Defending President Barack Obama’s economic stimulus plan on ABC’s This Week, National Economic Council Director Lawrence Summers told George Stephanopoulos: “We need an approach that’s very different than the approach that we had that brought us to this point.” Summers is right; we do need a drastically new approach to fix our ailing economy. Problem is, the only thing new about Obama’s Trillion Dollar Debt Plan is the size with which it attempts to repeat the last Administration’s policy mistakes. Later on the show, New Gingrich explained:

What you actually have is not change you can believe in. What you have is the fourth act of the Bush-Obama spend more plan. [Vice President Joe] Biden voted for all three of the first spending plans. The stimulus which failed in the spring. The housing bailout which failed in the summer. The Wall Street bailout which failed in the fall. Now we’re going to get bailout number four and then on Tuesday we’re going to be told that we’re on the hook for some $2 to 4 trillion dollars, cleverly done through the Fed, but $2 to 4 trillion additional dollars on top of everything else.

Newt is exactly right except for one thing: he left out bailout number six which the New York Times reports “is not expected to” be announced “for days” and “involves spending billions of dollars more to prevent home foreclosures.” And this is just what Bush-Obama will have done to us over the past twelve months. As Newsweek details this week, our country has been drifting towards socialism for some time:

Bush brought the Age of Reagan to a close … it was, again, under a conservative GOP administration that we enacted the largest expansion of the welfare state in 30 years: prescription drugs for the elderly. … A decade ago U.S. government spending was 34.3 percent of GDP, compared with 48.2 percent in the euro zone—a roughly 14-point gap, according to the Organization for Economic Cooperation and Development. In 2010 U.S. spending is expected to be 39.9 percent of GDP, compared with 47.1 percent in the euro zone—a gap of less than 8 points. As entitlement spending rises over the next decade, we will become even more French.

Is this really what Americans voted for in November? To become more French? That sure is not how Obama campaigned. National Review‘s Rich Lowry writes:

Obama didn’t campaign on a sprawling, nearly $1 trillion new spending plan. … The president should read the transcript of the third presidential debate. He claimed his program represented “a net spending cut.” He called himself “a strong proponent of pay-as-you-go.

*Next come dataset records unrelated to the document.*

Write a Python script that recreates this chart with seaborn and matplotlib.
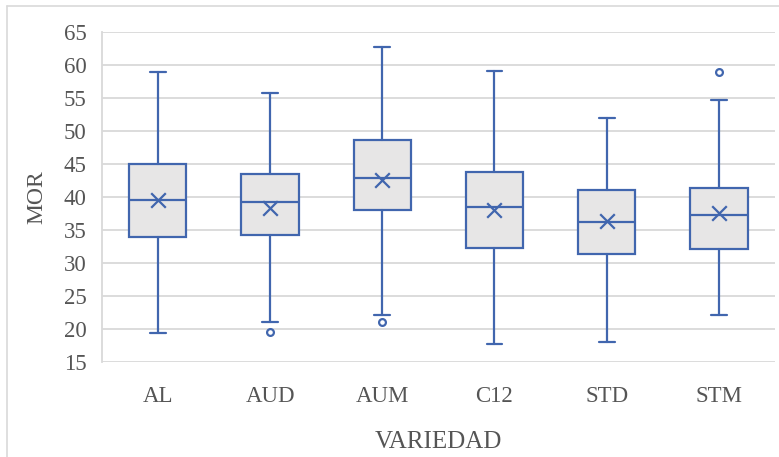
import matplotlib
matplotlib.use("Agg")
import matplotlib.pyplot as plt
import seaborn as sns
import pandas as pd
from matplotlib.lines import Line2D

categories = ["AL", "AUD", "AUM", "C12", "STD", "STM"]
whisker_low = [19.5, 21.1, 22.1, 17.8, 18.0, 22.1]
q1 = [33.9, 34.2, 38.0, 32.3, 31.4, 32.1]
median = [39.6, 39.2, 42.85, 38.5, 36.25, 37.35]
mean = [39.5, 38.4, 42.5, 38.0, 36.3, 37.55]
q3 = [45.0, 43.55, 48.6, 43.85, 41.1, 41.35]
whisker_high = [58.9, 55.7, 62.7, 59.0, 52.0, 54.7]
outlier_cat = ["AUD", "AUM", "STM"]
outlier_val = [19.6, 21.1, 58.9]
y_ticks = [15, 20, 25, 30, 35, 40, 45, 50, 55, 60, 65]

sns.set_theme(style="white")
plt.rcParams["font.family"] = ["Liberation Serif", "DejaVu Serif"]

BLUE = "#4166AE"
FILL = "#E7E6E6"
GRID = "#D9D9D9"
TXT = "#555555"

fig = plt.figure(figsize=(7.79, 4.57), dpi=100)
ax = fig.add_axes([0.1306, 0.2072, 0.8643, 0.7234])

stats = []
for i, c in enumerate(categories):
    stats.append(dict(label=c, whislo=whisker_low[i], q1=q1[i], med=median[i],
                      q3=q3[i], whishi=whisker_high[i], mean=mean[i], fliers=[]))

lw = 1.6
ax.bxp(stats, positions=range(len(categories)), widths=0.51, capwidths=0.14,
       patch_artist=True, showmeans=False, showfliers=False,
       boxprops=dict(facecolor=FILL, edgecolor=BLUE, linewidth=lw),
       medianprops=dict(color=BLUE, linewidth=lw),
       whiskerprops=dict(color=BLUE, linewidth=lw),
       capprops=dict(color=BLUE, linewidth=lw), zorder=3)

mean_df = pd.DataFrame({"cat": list(range(len(categories))), "mean": mean})
sns.scatterplot(data=mean_df, x="cat", y="mean", marker="x", s=110,
                color=BLUE, linewidth=1.6, ax=ax, zorder=4)

out_df = pd.DataFrame({"cat": [categories.index(c) for c in outlier_cat], "val": outlier_val})
sns.scatterplot(data=out_df, x="cat", y="val", marker="o", s=24,
                facecolor="white", edgecolor=BLUE, linewidth=1.6, ax=ax, zorder=4)

ax.set_xlim(-0.5, len(categories) - 0.5)
ax.set_ylim(15, 65)
ax.set_yticks(y_ticks)
ax.set_xticks(range(len(categories)))
ax.set_xticklabels(categories)
ax.yaxis.grid(True, color=GRID, linewidth=1.3, zorder=0)
ax.set_axisbelow(True)
for s in ["top", "right", "bottom"]:
    ax.spines[s].set_visible(False)
ax.spines["left"].set_color(GRID)
ax.spines["left"].set_linewidth(1.3)
ax.tick_params(axis="y", length=0, pad=11, labelsize=16.5, labelcolor=TXT)
ax.tick_params(axis="x", length=0, pad=17, labelsize=16.5, labelcolor=TXT)
ax.set_xlabel("VARIEDAD", fontsize=18, color=TXT, labelpad=17)
ax.set_ylabel("MOR", fontsize=17, color=TXT, labelpad=12)

fig.add_artist(Line2D([7 / 779, 7 / 779], [0, 1 - 6 / 457], transform=fig.transFigure,
                      color=GRID, linewidth=1.2))
fig.add_artist(Line2D([7 / 779, 1], [1 - 6 / 457, 1 - 6 / 457], transform=fig.transFigure,
                      color=GRID, linewidth=1.2))

fig.savefig("out.png", dpi=100)
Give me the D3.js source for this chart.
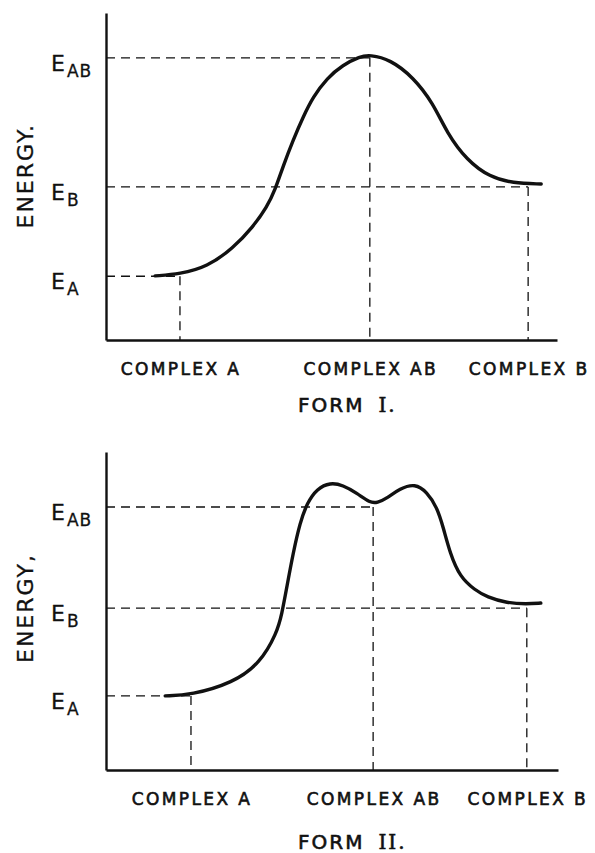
<!DOCTYPE html>
<html>
<head>
<meta charset="utf-8">
<script src="https://cdn.jsdelivr.net/npm/d3@7"></script>
<style>
  html, body { margin: 0; padding: 0; background: #fff; }
  svg { display: block; }
  text { font-family: "DejaVu Sans", sans-serif; fill: #111; }
</style>
</head>
<body>
<svg id="chart" width="595" height="853"></svg>
<script>
// ---- data ----
const categories = ["COMPLEX A", "COMPLEX AB", "COMPLEX B"];
const levelSubscripts = ["A", "B", "AB"];          // E_A, E_B, E_AB
const levelCategory = [0, 2, 1];                   // which complex each level belongs to
const yAxisLabels = ["ENERGY.", "ENERGY,"];
const formTitles = ["FORM", "FORM"];
const formNumerals = ["I.", "II."];

// Form I (energy 0-100, reaction coordinate 0-100)
const form1Levels = [19.5, 46.8, 86.3];
const form1Positions = [16.4, 58.5, 93.6];
const form1CurveX = [10.9, 16.4, 22.4, 28.2, 32.6, 35.7, 37.5, 39.2, 41.5, 43.7, 45.9, 49.0, 52.5, 56.3, 58.5, 63.0, 68.1, 72.5, 75.6, 80.0, 85.1, 90.2, 96.5];
const form1CurveY = [19.6, 20.2, 22.3, 28.1, 34.6, 40.7, 45.9, 52.9, 61.2, 68.2, 74.3, 80.1, 84.1, 86.7, 87.2, 85.8, 80.4, 72.5, 63.3, 55.0, 49.8, 48.0, 47.7];

// Form II
const form2Levels = [23.3, 50.9, 82.7];
const form2Positions = [18.8, 59.1, 93.1];
const form2CurveX = [13.1, 18.8, 28.1, 34.1, 37.8, 38.9, 40.0, 41.4, 42.9, 44.5, 46.7, 49.6, 52.4, 55.5, 58.4, 60.0, 62.2, 65.0, 68.4, 71.0, 73.2, 74.6, 76.1, 78.3, 81.6, 84.3, 88.7, 93.1, 96.2];
const form2CurveY = [23.3, 23.6, 27.4, 33.6, 43.1, 49.0, 57.5, 68.2, 77.7, 84.0, 88.5, 90.4, 89.6, 87.1, 84.0, 84.0, 85.5, 88.5, 90.1, 87.4, 82.7, 76.4, 68.2, 60.7, 56.6, 54.4, 52.5, 52.2, 52.5];

// ---- layout ----
const panels = [
  { levels: form1Levels, positions: form1Positions, cx: form1CurveX, cy: form1CurveY,
    xr: [106, 557], yr: [340, 13], titleY: 412, label: yAxisLabels[0], title: formTitles[0], numeral: formNumerals[0] },
  { levels: form2Levels, positions: form2Positions, cx: form2CurveX, cy: form2CurveY,
    xr: [106, 558], yr: [770, 452], titleY: 849, label: yAxisLabels[1], title: formTitles[1], numeral: formNumerals[1] }
];

const svg = d3.select("#chart");

panels.forEach(p => {
  const x = d3.scaleLinear().domain([0, 100]).range(p.xr);
  const y = d3.scaleLinear().domain([0, 100]).range(p.yr);
  const g = svg.append("g");

  // dashed guide lines
  const dash = "9,6";
  p.levels.forEach((lv, i) => {
    const cat = levelCategory[i];
    g.append("line")
      .attr("x1", x(0)).attr("x2", x(p.positions[cat]))
      .attr("y1", y(lv)).attr("y2", y(lv))
      .attr("stroke", "#111").attr("stroke-width", 1.3).attr("stroke-dasharray", dash);
    g.append("line")
      .attr("x1", x(p.positions[cat])).attr("x2", x(p.positions[cat]))
      .attr("y1", y(lv)).attr("y2", y(0))
      .attr("stroke", "#111").attr("stroke-width", 1.3).attr("stroke-dasharray", dash);
  });

  // axes
  g.append("g").attr("transform", `translate(${x(0)},0)`)
    .call(d3.axisLeft(y).tickValues([]).tickSizeOuter(0));
  g.append("g").attr("transform", `translate(0,${y(0)})`)
    .call(d3.axisBottom(x).tickValues([]).tickSizeOuter(0));
  g.selectAll(".domain").attr("stroke", "#111").attr("stroke-width", 2.4);

  // energy curve
  const pts = p.cx.map((v, i) => [v, p.cy[i]]);
  g.append("path").datum(pts)
    .attr("fill", "none").attr("stroke", "#111").attr("stroke-width", 3.4)
    .attr("stroke-linecap", "round").attr("stroke-linejoin", "round")
    .attr("d", d3.line().x(d => x(d[0])).y(d => y(d[1])).curve(d3.curveBasis));

  // level labels
  p.levels.forEach((lv, i) => {
    const t = g.append("text").attr("x", 51).attr("y", y(lv) + 13)
      .style("font-size", "22px").attr("stroke", "#111").attr("stroke-width", 0.3);
    t.append("tspan").text("E");
    t.append("tspan").attr("dx", 2).attr("dy", 6)
      .style("font-size", "17px").style("letter-spacing", "1px").text(levelSubscripts[i]);
  });

  // category labels
  categories.forEach((c, i) => {
    g.append("text").attr("x", x(p.positions[i]) + 1).attr("y", y(0) + 35)
      .attr("text-anchor", "middle")
      .attr("stroke", "#111").attr("stroke-width", 0.6)
      .style("font-size", "17px").style("letter-spacing", "2.4px")
      .text(c);
  });

  // y-axis title
  g.append("text")
    .attr("transform", `translate(33,${(y(0) + y(100)) / 2 + 52}) rotate(-90)`)
    .attr("text-anchor", "start")
    .attr("stroke", "#111").attr("stroke-width", 0.3)
    .style("font-size", "22px").style("letter-spacing", "2px")
    .text(p.label);

  // form title
  const tt = g.append("text").attr("x", 298).attr("y", p.titleY)
    .attr("stroke", "#111").attr("stroke-width", 0.6)
    .style("font-size", "20px").style("letter-spacing", "2px");
  tt.append("tspan").text(p.title);
  tt.append("tspan").attr("dx", 14).style("font-family", "'DejaVu Serif', serif").text(p.numeral);
});
</script>
</body>
</html>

Every dollar that I’ve proposed, I’ve proposed an additional cut so that it matches.” Now, circumstances change, and no president can adhere to every jot and tittle from his campaign, but the “I won” argument only works if the campaign program matches the governing program.

Obama seems to realize this. That is why he is venturing out to Indiana and Florida this week to try and sell his plan to the American people. But the American people are skeptical and they should ask the President tough questions. They should ask how Obama can guarantee that the trillions of borrowed dollars will not be wasted when every government report says the unprecedented expansion of government spending in his plan will do just that. They should ask how any of his past claims to reduce government spending can be credible when his plan is a Welfare Spendathon that will permanently increase the welfare state by hundreds of billions of dollars every year. Most importantly, since it was borrowing and spending that got us into this mess, Obama must explain how borrowing and spending can possibly hope to get us out of it.